__EXTRACTED INFORMATION__
######

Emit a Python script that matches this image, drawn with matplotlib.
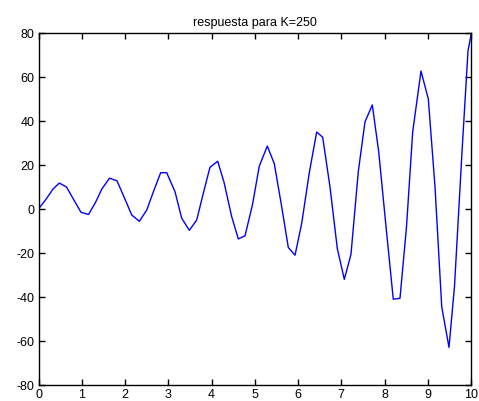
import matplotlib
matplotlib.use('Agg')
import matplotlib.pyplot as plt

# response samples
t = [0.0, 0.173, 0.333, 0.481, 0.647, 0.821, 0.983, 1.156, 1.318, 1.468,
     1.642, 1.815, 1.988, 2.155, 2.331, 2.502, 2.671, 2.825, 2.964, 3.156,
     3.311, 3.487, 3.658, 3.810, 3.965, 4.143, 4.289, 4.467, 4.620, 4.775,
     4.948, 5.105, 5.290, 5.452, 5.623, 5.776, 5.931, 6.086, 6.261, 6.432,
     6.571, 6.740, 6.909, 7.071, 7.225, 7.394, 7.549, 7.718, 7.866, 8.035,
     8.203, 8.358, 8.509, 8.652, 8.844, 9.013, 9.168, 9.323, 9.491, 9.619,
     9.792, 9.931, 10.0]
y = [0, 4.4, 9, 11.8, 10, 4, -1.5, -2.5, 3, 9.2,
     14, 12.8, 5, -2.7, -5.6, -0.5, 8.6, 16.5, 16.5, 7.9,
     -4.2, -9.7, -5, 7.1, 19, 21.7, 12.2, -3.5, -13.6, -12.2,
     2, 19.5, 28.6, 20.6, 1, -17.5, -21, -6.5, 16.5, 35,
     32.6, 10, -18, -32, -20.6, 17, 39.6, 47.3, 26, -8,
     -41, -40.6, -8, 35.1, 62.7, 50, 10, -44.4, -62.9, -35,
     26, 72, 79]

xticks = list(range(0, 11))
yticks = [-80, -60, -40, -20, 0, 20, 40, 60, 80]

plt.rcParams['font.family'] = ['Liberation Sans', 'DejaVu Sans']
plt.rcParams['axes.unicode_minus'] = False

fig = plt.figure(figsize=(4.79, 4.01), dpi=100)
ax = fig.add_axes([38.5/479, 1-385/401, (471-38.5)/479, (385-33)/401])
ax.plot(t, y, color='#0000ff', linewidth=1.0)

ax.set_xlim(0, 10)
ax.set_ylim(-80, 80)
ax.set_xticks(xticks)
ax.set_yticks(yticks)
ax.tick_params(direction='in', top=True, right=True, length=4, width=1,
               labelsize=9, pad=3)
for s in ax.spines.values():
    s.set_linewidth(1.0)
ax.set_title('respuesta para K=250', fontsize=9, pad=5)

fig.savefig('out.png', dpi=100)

######

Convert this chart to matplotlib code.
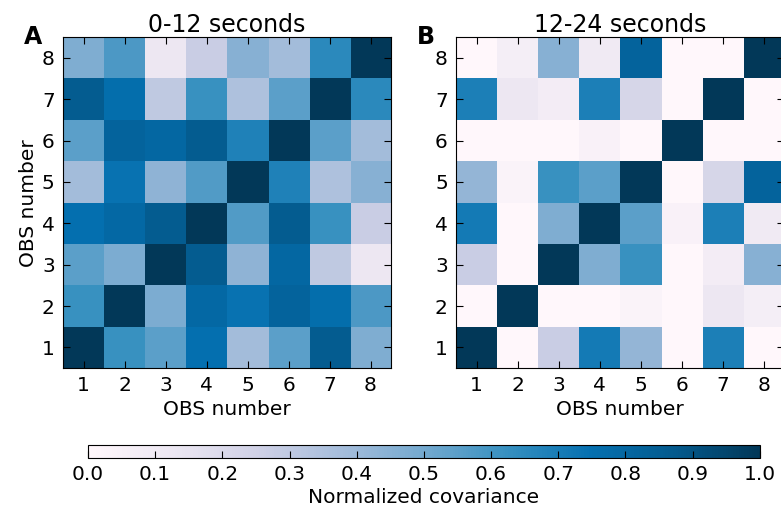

######

__WHAT IS EXPECTED__
Search the data for "matplotlib". Copy every matching line.

__RESULT__
Emit a Python script that matches this image, drawn with matplotlib.
import matplotlib
matplotlib.use('Agg')
import matplotlib.pyplot as plt
Convert this chart to matplotlib code.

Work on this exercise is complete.